However, it is until just recently that I've taken the time to search around the deepest parts of the dark hole that is the Internet to find out that, while 1999 isn't the most memorable year for some of us, it certainly wasn't an uneventful year. Heck, the year 1999 gave birth to cult anime adaptations that are still present in the minds of old fans, and now to new fans of the current generation.
Ghibli takes a step forward
After the mind-blowing success of Princess Mononoke in 1997 which sky-rocketed Hayao Miyazaki's and Studio Ghibli's names to an international level, Isao Takahata decided to try out a new style of animation different from what the studios had done before and used the way of the computer to adapt My Neighbors the Yamadas which was released in national theaters on August 17th, 1999.
What differed My Neighbors the Yamadas from Studio Ghibli's past productions was the structure of the plot. While generally movies–and in this case, Ghibi's movies–have been known to follow one plot from the beginning to the end, My Neighbors the Yamadas remained faithful to its original work by adapting the comic strip manga into separate stories in the movie, each story touching a particular subject regarding the Yamada Family.
Even if the movie received an Excellence Award for animation at the Japan Media Arts Festival, its recognition however did not reflect its low results in the box office.
GTO (Great Teacher Onizuka)'s story as simple as it comes. Twenty-two year old Eikichi Onizuka is an ex-yankee (whose teenage adventures were already covered in the Shonan Jun'ai Gumi manga and OVA) who aims to become a teacher simply because he believes it would greatly rise his chances of having girls fall for him. Needless to say that once he receives his teacher's license and finds himself in charge of one of the most chaotic classes in his school, our Onizuka learns the painful gap between fantasy and reality.

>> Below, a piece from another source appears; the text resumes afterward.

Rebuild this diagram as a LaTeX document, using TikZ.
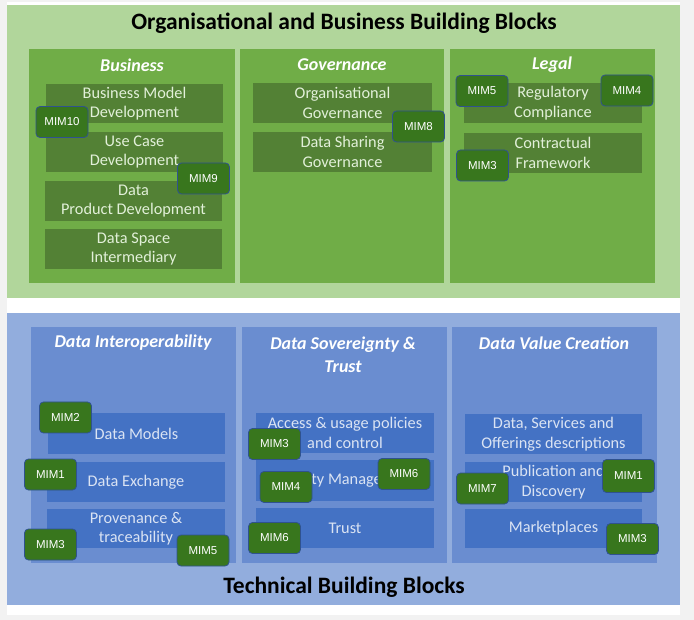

Regardless of the poor budget Studio Pierrot had at the time to animate the series, the 1998-1999 period was luckily one where the GTO-mania was very present in Japanese media. Followed by the rapid popularity of the manga, the first GTO drama, movie, and anime surfed on the same waves of success as the original work to the point the oeuvre today remains as appreciated and well-known as it was fourteen years ago. (And how well was GTO appreciated? The live-action drama actually came first in 1998 and garnered a remake in 2012, while the manga resurfaced in the pages of Shonen Weekly Magazine in 2009 for a short-lived two-year sequel.)
Birth of the New Shonen Leaders
1999 can also be known as a transition year, seeing as how extremely popular shonen anime of today began popping up starting from there.
The one anime about pirates everyone loves to hate or defend, One Piece, began on the 20th of October and since then has released more than 600 episodes to this day. Whether you want to admit it or not, One Piece is currently the franchise you can find anywhere; from Japan to your home country, Luffy and his pirate crew appear in all forms of objects for you to buy. I am not sure if it is the case in other Western countries, but in France, an anime hasn't experienced a popularity boom this big since Dragonball Z. Today, One Piece movies are watchable in theaters months after their releases in Japan and also companies are fighting each other only to have the name affiliated with their own.
The possible explanation for this boom can be that One Piece compared to other anime touches a large number of different audiences, such as Dragonball once did in the past. Instead of seeing only children into One Piece, teenagers, young adults, and even parents show their interest for this anime.
Ah, Hunter X Hunter. While I will always prefer your big and more mature brother over you (Yu Yu Hakusho), let I remind you that you hold a special place in my heart. While Yu Yu Hakusho covers underworld detectives and yokai creatures, Hunter X Hunter concerns…Hunters. More precisely, the plot revolves around a twelve-year-old boy named Gon who–cue drama–has been abandoned by his Hunter of a father, Ging. Dying to know what brought his father to prefer the life of a Hunter over the life of being a father, Gon decides to enter the very challenging and perilous Hunter exam.
Unless you guys have been living under a rock for the past year, Hunter X Hunter has been given a golden chance we (perhaps) all wish would happen to our favorite productions–a remake–and of good quality, should I add. The only notable difference I have realized so far between the anime of 1999 produced by the now very quiet Nippon Animation and the new one made by Madhouse is the censure of extremely violent scenes, which are pretty current during the Hunter Exam arc.
Like countless anime today, Hunter X Hunter was inspired by the great shonen shows of the late 80's and 90's: Dragonball Z for the action, Jojo's Bizarre Adventure for the characters, and I guess you can imagine the rest of the list.
By revisiting the classics of shonen from the past and mixing it up into its own sauce, anime like GTO, Hunter X Hunter, and more recently One Piece are taking place as the big names of the shonen genre until the arrival of the next generation.
So yes, although 1999 gave us One Piece, Samurai X and other remarkable works, it was a silent year in comparison to what we've seen before. With the 21st century up ahead and promising a new beginning for the anime industry that has suffered due to the end of the Japanese economic bubble, anime was surely preparing to make a "comeback of comebacks" for the year 2000.